Exercise requirements: Return, without pictures, the lines from the start of the data through the one that contains "0.90,0.91,0.92,0.93,0.94,0.95,0.96,0.97,0.98,0.99,1.00];".

The input:
+-------+

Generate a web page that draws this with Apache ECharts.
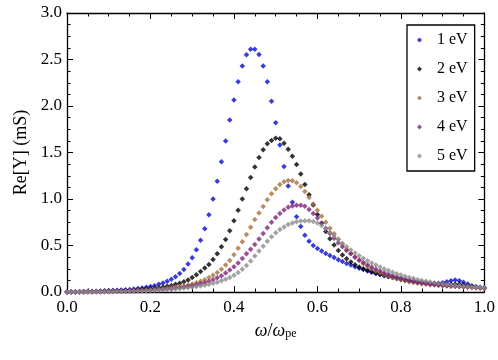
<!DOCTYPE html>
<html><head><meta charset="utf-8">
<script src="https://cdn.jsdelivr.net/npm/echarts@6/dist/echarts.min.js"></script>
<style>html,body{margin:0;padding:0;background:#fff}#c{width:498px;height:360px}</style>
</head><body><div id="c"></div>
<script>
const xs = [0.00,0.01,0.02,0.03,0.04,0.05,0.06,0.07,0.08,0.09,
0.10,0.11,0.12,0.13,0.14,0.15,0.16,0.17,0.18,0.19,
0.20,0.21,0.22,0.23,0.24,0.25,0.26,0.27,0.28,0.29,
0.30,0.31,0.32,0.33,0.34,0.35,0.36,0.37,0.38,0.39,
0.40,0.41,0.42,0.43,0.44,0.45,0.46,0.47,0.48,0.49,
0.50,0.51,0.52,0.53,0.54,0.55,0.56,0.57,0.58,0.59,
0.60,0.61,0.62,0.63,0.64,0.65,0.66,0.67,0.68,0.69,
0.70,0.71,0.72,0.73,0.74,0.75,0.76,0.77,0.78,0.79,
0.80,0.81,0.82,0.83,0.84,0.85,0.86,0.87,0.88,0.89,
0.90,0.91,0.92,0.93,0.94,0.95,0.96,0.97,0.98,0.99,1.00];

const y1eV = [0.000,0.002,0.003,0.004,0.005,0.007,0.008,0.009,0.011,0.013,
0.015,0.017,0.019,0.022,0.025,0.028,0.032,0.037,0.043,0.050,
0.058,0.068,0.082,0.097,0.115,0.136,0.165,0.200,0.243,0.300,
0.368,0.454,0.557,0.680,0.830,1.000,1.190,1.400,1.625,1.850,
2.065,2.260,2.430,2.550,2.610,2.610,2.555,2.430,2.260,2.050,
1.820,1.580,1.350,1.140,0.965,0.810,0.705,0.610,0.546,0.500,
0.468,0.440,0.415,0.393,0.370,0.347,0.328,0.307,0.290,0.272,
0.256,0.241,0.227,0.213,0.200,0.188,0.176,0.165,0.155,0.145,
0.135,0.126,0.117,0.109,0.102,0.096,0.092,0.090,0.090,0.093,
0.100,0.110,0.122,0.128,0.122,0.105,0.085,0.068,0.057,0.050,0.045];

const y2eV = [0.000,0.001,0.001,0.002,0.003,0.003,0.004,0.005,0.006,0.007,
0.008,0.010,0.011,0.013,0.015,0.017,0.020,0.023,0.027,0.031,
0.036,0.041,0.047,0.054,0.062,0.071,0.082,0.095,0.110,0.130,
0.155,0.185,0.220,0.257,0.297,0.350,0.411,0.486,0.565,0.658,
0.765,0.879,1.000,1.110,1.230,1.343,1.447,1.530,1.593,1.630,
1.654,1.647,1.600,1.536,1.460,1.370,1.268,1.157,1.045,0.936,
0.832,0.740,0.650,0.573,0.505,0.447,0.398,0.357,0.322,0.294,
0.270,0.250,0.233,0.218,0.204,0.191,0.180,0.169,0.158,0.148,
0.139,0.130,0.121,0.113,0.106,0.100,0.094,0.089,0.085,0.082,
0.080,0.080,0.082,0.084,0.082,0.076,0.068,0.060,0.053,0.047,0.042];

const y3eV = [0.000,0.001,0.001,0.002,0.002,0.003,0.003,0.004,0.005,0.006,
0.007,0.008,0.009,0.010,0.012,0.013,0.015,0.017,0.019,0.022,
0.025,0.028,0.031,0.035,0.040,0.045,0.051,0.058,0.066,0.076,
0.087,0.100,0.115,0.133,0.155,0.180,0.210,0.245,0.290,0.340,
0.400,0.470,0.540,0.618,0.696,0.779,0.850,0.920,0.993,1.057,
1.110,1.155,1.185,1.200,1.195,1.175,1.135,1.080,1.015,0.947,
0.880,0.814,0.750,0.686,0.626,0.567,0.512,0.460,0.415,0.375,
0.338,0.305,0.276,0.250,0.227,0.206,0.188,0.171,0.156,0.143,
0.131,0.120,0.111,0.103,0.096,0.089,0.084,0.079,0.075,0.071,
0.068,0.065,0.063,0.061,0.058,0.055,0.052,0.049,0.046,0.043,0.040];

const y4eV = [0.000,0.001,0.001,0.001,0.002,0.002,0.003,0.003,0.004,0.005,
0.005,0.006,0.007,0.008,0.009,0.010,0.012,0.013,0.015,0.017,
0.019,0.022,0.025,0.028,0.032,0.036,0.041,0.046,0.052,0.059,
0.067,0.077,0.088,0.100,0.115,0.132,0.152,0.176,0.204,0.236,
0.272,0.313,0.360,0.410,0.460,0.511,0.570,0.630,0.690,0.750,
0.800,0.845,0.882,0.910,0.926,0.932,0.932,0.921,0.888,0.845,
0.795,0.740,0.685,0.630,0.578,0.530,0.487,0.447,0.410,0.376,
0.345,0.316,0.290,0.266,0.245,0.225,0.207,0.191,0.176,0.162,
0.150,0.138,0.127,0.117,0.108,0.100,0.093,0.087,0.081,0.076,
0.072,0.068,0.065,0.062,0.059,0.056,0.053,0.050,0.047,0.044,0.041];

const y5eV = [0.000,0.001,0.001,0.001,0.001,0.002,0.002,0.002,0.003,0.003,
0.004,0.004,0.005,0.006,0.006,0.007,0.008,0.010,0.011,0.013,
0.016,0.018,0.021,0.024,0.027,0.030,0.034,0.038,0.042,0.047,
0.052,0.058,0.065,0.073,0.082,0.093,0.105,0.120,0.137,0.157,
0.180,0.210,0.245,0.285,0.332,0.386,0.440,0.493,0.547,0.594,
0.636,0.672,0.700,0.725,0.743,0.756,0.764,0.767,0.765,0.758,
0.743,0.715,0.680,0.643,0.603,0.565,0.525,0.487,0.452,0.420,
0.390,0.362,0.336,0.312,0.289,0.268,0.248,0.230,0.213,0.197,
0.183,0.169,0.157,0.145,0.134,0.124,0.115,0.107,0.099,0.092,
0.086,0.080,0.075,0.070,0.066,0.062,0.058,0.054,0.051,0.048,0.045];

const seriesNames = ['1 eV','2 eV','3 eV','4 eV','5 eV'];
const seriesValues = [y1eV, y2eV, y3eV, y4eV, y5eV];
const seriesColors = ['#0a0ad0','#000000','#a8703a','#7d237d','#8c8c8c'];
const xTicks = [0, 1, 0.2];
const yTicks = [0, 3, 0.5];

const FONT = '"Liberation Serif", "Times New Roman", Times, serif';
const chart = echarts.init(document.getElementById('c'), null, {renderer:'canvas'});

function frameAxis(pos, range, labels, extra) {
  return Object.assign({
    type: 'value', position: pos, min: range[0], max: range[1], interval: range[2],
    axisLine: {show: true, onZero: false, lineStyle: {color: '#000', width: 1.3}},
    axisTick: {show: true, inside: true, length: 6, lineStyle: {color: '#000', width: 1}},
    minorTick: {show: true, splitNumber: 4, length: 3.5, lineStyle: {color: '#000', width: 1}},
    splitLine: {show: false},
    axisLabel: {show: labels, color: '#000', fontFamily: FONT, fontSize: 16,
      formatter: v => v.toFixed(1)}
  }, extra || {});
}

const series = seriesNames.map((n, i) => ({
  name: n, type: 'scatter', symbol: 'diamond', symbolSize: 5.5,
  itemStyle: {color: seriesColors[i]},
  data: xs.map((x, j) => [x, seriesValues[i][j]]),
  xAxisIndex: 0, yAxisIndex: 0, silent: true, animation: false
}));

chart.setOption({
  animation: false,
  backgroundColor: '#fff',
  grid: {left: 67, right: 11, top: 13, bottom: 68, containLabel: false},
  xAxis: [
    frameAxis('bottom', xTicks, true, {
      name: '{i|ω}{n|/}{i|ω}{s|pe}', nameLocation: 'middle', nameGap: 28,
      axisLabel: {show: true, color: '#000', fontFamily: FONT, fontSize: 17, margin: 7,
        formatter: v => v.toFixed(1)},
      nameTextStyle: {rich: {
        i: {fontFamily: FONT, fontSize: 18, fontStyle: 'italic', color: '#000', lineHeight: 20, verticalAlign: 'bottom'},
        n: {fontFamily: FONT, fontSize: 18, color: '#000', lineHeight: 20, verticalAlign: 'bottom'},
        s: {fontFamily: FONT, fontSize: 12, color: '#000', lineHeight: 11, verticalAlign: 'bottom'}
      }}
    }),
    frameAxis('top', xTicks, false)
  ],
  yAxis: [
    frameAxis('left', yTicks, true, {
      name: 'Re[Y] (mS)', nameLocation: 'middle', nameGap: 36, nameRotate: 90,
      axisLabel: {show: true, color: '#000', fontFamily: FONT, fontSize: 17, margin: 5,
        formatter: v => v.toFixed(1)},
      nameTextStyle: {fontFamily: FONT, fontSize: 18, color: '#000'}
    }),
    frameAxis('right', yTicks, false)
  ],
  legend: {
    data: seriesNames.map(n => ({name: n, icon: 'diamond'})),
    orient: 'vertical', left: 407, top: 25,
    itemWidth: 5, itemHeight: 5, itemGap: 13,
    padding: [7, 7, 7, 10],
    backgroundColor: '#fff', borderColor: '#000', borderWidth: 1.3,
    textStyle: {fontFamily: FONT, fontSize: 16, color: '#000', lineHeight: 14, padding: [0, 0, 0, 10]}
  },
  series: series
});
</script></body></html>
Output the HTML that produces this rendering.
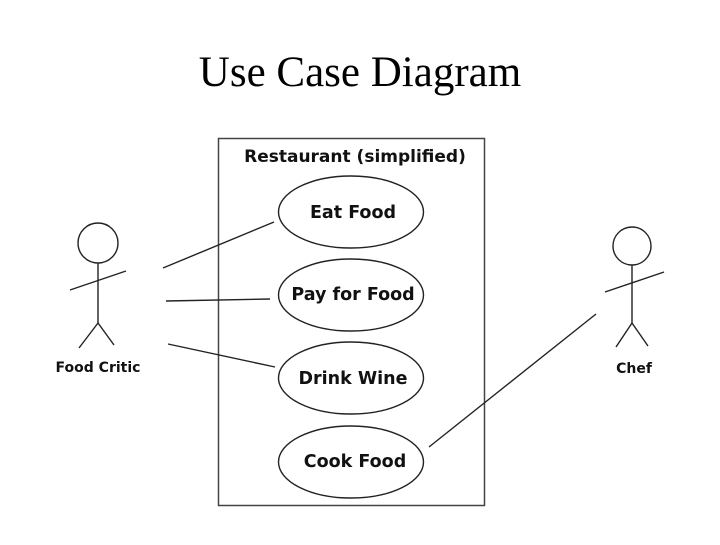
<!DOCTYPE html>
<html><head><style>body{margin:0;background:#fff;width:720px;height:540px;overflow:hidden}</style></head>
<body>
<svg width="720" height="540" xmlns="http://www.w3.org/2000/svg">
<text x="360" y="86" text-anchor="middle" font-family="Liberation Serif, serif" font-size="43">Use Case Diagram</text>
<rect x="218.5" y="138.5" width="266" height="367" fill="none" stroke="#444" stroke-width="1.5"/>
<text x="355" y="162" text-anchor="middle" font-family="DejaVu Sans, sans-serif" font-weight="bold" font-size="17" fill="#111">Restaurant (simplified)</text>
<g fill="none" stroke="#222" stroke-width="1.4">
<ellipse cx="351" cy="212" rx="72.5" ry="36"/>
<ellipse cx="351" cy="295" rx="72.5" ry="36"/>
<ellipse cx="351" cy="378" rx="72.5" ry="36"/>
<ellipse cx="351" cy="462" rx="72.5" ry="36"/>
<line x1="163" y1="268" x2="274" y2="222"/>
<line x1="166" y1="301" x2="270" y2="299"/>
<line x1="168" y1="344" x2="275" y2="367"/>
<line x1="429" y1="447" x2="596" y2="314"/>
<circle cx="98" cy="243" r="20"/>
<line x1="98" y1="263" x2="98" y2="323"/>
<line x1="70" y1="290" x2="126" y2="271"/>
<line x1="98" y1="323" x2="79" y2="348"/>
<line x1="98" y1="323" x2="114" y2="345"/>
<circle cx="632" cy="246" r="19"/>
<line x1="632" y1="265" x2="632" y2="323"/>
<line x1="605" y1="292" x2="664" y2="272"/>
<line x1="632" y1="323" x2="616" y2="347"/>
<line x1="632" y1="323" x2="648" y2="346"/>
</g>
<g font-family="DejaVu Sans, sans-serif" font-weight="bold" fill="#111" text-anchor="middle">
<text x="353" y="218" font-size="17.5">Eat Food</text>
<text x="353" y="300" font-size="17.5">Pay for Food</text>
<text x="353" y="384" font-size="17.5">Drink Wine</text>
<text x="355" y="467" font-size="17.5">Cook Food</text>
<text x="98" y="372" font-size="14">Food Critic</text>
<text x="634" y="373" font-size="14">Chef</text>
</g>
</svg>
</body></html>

+-------+

Full solution:
Generate a web page that draws this with Apache ECharts.
<!DOCTYPE html>
<html><head><meta charset="utf-8">
<script src="https://cdn.jsdelivr.net/npm/echarts@6/dist/echarts.min.js"></script>
<style>html,body{margin:0;padding:0;background:#fff}#c{width:498px;height:360px}</style>
</head><body><div id="c"></div>
<script>
const xs = [0.00,0.01,0.02,0.03,0.04,0.05,0.06,0.07,0.08,0.09,
0.10,0.11,0.12,0.13,0.14,0.15,0.16,0.17,0.18,0.19,
0.20,0.21,0.22,0.23,0.24,0.25,0.26,0.27,0.28,0.29,
0.30,0.31,0.32,0.33,0.34,0.35,0.36,0.37,0.38,0.39,
0.40,0.41,0.42,0.43,0.44,0.45,0.46,0.47,0.48,0.49,
0.50,0.51,0.52,0.53,0.54,0.55,0.56,0.57,0.58,0.59,
0.60,0.61,0.62,0.63,0.64,0.65,0.66,0.67,0.68,0.69,
0.70,0.71,0.72,0.73,0.74,0.75,0.76,0.77,0.78,0.79,
0.80,0.81,0.82,0.83,0.84,0.85,0.86,0.87,0.88,0.89,
0.90,0.91,0.92,0.93,0.94,0.95,0.96,0.97,0.98,0.99,1.00];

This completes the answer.